Pas le temps de s’installer à la tête du Quai, que Thomas Jolly a dû faire face à la mise à l’arrêt du théâtre, au confinement. Sonné un temps, mais refusant l’inéluctable inactivité théâtrale, il se met en scène sur son balcon angevin dans une des scènes mythiques de Roméo et Juliette. Devant l’enthousiasme de ses voisins, il récidive porté par le besoin, l’envie de tous de revoir du spectacle vivant. Face à l’annulation de toutes les manifestations estivales, germe alors dans son esprit, l’idée d’ouvrir le CDN de juillet à octobre et de créer une saison d’été en faisant appel aux compagnies régionales. Beaucoup ont répondu à l’appel permettant d’imaginer un événement riche de 103 représentations, que ce soit dans ses murs ou dans 12 autres lieux du département. 

Un Copi de circonstance
La nuit de Madame Lucienne de Copi. Mise en scène de Thomas Jolly.
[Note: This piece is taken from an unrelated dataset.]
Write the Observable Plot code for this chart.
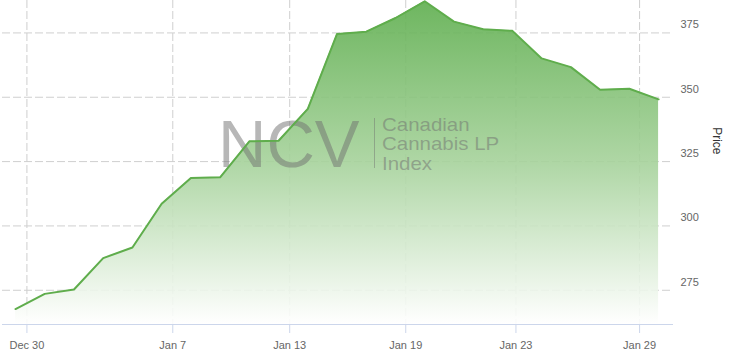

Le Quai-Angers. © Nicolas Joubard

Pas question pour l’artiste de n’être que simple observateur. Intégrant plus tôt que prévu sa troupe de la Piccola familia à la compagnie nouvellement créée du Quai, il puise dans sa boite imaginaire La nuit de madame Lucienne, une pièce de Copi faisant étrangement écho à l’actualité. La nuit dans un théâtre vide, un metteur en scène travaille d’arrache-pied avec sa comédienne fétiche pour monter en quelques jours un spectacle. Faisant face à l’urgence, personne ne devant soupçonner son activité nocturne, que l’on peut supposer prohibée, il se bat comme un beau diable pour que le projet voit le jour. Loin d’être de tout repos, la répétition va virer au cauchemar grand-guignolesque. 
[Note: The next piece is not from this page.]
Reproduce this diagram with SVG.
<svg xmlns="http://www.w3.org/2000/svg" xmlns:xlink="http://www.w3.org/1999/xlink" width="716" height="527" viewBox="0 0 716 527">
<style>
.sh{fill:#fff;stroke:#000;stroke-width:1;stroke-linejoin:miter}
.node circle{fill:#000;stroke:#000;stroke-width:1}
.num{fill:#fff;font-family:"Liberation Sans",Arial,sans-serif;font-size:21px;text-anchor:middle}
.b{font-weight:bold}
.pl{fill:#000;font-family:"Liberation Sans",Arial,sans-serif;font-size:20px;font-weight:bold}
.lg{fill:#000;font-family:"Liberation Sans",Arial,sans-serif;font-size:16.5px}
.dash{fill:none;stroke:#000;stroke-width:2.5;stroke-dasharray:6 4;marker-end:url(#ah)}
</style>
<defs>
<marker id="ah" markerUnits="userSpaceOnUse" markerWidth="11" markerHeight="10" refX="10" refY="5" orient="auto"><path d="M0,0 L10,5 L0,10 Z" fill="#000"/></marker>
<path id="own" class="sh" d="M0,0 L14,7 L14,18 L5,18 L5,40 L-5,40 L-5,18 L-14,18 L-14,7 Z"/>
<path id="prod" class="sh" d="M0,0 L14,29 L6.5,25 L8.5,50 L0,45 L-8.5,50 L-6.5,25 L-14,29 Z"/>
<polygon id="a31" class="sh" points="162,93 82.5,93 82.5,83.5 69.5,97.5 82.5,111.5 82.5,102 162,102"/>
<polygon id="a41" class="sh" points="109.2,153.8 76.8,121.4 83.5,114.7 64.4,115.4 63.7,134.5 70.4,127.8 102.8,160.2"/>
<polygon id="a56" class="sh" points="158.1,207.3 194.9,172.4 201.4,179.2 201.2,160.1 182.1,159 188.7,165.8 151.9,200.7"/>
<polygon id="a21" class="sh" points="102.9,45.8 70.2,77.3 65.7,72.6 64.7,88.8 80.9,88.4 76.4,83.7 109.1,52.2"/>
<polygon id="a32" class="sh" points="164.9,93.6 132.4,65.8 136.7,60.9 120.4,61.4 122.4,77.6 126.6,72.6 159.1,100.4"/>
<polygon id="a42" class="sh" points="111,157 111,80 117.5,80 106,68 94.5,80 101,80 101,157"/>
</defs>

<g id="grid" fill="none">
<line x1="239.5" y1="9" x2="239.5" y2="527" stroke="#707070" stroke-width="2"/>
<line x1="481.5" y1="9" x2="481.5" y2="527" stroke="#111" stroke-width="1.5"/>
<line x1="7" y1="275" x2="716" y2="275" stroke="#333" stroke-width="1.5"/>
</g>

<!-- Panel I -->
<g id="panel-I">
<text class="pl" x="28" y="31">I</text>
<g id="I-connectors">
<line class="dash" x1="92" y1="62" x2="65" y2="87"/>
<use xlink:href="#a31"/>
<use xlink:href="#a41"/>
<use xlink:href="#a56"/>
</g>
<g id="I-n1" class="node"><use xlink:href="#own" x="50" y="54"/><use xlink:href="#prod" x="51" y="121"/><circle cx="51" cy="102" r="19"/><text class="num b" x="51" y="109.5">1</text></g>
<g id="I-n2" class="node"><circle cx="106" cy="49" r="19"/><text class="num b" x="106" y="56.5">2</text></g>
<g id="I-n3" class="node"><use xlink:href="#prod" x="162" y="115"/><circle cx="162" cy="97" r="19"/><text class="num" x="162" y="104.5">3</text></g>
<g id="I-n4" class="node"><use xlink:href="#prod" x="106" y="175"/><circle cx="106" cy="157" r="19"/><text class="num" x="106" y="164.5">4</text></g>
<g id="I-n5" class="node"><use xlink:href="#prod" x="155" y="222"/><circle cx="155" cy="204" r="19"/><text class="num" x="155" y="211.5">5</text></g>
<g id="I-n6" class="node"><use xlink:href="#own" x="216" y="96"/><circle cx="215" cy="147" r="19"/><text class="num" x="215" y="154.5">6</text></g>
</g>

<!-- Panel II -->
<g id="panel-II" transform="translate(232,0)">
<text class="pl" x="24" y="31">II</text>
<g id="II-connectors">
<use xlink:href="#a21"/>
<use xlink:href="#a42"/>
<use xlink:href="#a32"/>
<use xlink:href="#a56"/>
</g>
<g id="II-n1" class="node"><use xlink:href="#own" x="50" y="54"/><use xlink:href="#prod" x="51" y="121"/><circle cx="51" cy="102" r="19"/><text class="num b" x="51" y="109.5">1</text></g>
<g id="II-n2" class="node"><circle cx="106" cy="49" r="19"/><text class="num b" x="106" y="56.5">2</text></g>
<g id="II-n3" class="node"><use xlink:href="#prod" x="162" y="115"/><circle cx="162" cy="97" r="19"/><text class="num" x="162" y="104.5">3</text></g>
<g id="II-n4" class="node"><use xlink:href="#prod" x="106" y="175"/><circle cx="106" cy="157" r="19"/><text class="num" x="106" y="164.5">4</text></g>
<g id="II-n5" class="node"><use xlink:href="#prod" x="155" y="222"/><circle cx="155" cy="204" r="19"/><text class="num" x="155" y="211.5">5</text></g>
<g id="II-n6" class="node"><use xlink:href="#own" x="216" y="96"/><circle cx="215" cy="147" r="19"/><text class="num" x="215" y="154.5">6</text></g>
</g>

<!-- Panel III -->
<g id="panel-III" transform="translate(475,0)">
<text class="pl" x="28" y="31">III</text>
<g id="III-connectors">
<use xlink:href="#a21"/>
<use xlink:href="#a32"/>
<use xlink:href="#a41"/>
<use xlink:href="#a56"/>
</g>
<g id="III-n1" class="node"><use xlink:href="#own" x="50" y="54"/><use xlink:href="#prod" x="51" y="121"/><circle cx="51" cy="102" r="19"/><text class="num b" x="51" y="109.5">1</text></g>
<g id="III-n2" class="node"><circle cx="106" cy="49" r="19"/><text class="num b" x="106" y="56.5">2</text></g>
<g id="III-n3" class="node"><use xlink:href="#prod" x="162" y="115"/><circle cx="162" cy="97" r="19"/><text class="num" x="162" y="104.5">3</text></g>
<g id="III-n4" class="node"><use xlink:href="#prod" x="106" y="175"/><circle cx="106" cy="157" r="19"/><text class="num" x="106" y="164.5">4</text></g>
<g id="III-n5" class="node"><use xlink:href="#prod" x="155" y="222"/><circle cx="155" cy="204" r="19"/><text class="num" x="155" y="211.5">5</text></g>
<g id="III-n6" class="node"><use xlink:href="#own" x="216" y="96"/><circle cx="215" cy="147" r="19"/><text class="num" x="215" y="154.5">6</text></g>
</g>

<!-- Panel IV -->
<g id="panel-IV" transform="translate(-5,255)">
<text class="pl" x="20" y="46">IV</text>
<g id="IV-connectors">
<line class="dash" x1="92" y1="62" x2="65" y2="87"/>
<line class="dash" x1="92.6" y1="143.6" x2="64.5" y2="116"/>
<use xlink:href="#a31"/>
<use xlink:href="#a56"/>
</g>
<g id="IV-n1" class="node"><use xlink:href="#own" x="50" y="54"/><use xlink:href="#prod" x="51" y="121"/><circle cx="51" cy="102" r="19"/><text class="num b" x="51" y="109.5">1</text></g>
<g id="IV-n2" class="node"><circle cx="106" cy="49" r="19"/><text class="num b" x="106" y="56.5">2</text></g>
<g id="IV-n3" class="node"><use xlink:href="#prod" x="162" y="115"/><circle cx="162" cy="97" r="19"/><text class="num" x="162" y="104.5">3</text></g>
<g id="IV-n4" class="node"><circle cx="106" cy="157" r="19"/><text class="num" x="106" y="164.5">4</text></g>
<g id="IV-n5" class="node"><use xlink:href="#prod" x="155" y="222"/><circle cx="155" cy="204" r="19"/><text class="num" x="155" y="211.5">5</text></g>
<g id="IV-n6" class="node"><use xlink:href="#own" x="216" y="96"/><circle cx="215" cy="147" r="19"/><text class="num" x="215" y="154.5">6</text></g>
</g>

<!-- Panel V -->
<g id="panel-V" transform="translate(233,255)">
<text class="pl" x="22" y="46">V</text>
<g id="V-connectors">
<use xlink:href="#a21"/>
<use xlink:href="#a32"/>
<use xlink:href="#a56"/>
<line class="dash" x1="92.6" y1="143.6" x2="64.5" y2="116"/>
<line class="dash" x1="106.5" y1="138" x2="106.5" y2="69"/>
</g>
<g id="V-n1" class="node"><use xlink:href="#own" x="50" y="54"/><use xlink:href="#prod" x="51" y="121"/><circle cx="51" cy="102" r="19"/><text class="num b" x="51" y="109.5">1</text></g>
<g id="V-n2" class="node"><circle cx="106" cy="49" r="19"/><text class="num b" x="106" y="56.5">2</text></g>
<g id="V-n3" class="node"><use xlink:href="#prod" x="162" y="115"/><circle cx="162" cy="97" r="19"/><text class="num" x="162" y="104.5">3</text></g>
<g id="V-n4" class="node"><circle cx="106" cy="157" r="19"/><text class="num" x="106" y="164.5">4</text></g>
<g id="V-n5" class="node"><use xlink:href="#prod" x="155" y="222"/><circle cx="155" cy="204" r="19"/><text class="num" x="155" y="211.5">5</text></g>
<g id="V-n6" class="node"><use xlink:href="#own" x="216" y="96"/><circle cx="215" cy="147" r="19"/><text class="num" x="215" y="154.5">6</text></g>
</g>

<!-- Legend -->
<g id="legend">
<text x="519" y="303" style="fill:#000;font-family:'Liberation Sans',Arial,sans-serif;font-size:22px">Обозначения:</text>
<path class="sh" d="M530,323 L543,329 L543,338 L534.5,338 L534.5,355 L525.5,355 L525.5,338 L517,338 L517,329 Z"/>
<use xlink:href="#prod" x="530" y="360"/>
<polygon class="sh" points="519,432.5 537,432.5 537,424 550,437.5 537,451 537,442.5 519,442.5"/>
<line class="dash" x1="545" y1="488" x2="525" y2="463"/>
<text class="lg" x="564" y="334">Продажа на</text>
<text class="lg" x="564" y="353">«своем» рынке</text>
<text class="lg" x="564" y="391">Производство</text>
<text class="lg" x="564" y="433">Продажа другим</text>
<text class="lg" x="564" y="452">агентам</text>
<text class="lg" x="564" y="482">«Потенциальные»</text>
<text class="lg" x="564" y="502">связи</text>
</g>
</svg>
Une mise en abyme acerbe du théâtre

Connu pour ses positions ouvertement gays, Copi s’amuse à introduire dans toutes ses œuvres des personnages de folle furieuse, de trans déjanté, d’être abimé par la vie totalement rapiécé. Il en va de même pour cette pièce, l’une des dernières qu’il ait écrite, à peine deux ans avant sa disparition. Chantre de l’exubérance, il darde son regard sans concession sur son époque, mais aussi sur le théâtre. Caricaturiste, il rend hommage au spectacle vivant à sa manière. Il l’assassine pour mieux le réinventer, lui offrir une autre vie sans contrainte, accessible à tous. 

Un public au cœur de l’action
La nuit de Madame Lucienne de Copi. Mise en scène de Thomas Jolly. Le Quai-Angers. © Nicolas Joubard

De cette matière foisonnante, de ces figures croquées avec tendresse à l’acide, Thomas Jolly s’en empare avec malice. Puisant dans les réserves du théâtre, un tas d’objets insolites, tel un R2-D2 grandeur nature, une tête immense de Gorille ou un harnais de cuir, il détourne les codes pour mieux plonger le public au cœur de l’espace scénique. Installés sur le plateau, à quelques mètres des comédiens, les spectateurs ne peuvent que vivre intensément l’action. Vibrant au diapason des passions secrètes, des sautes d’humeur des personnages, des meurtres qui viennent quelque peu perturber la répétition, ils se laissent embarquer dans ce démentiel tourbillon, cette critique mordante et désopilante d’un théâtre mis à l’agonie après un peu plus de trois mois d’arrêt. Les répliques du dramaturge argentin, soulignée par la mise en scène décalée de l’artiste rouennais, font mouche. Les rires fusent. Le pari de monter avec finesse en très peu de temps une pièce, pas si simple de Copi, est gagné. 

Le théâtre est mort, vive le théâtre 

Porté par des comédiens extraordinaires et hauts en couleurs surjouant à plaisir – épatant Bruno Bayeux en double furieux de Jolly, détonante Charline Porrone en vieille gloire défigurée, lumineuse Émeline Frémont en super héroïne fluo carburant au 100 000 volts, formidable Damien Avice en machiniste dépassé par les événements,  et enfin remarquable Hélène Raimbault en femme lambda, un brin fêlée, cette nuit de Madame Lucienne souffle comme un vent frais après la tempête, une savoureuse gourmandise à déguster sans modération.

Olivier Frégaville-Gratian d’Amore – Envoyé spécial à Angers

La nuit de Madame Lucienne de Copi 
Quai l’été
Le Quai – Angers
Salle T900
Cale de la Savatte
Angers
jusqu’au samedi 29 août 2020 – relâche du 2 au 17 août inclus
du lundi au vendredi à 20h30 et le samedi à 18h 

Durée 1h30 environ 

Mise en scène de Thomas Jolly
Avec Bruno Bayeux, Émeline Frémont, Damien Avice, Charline Porrone, Hélène Raimbault.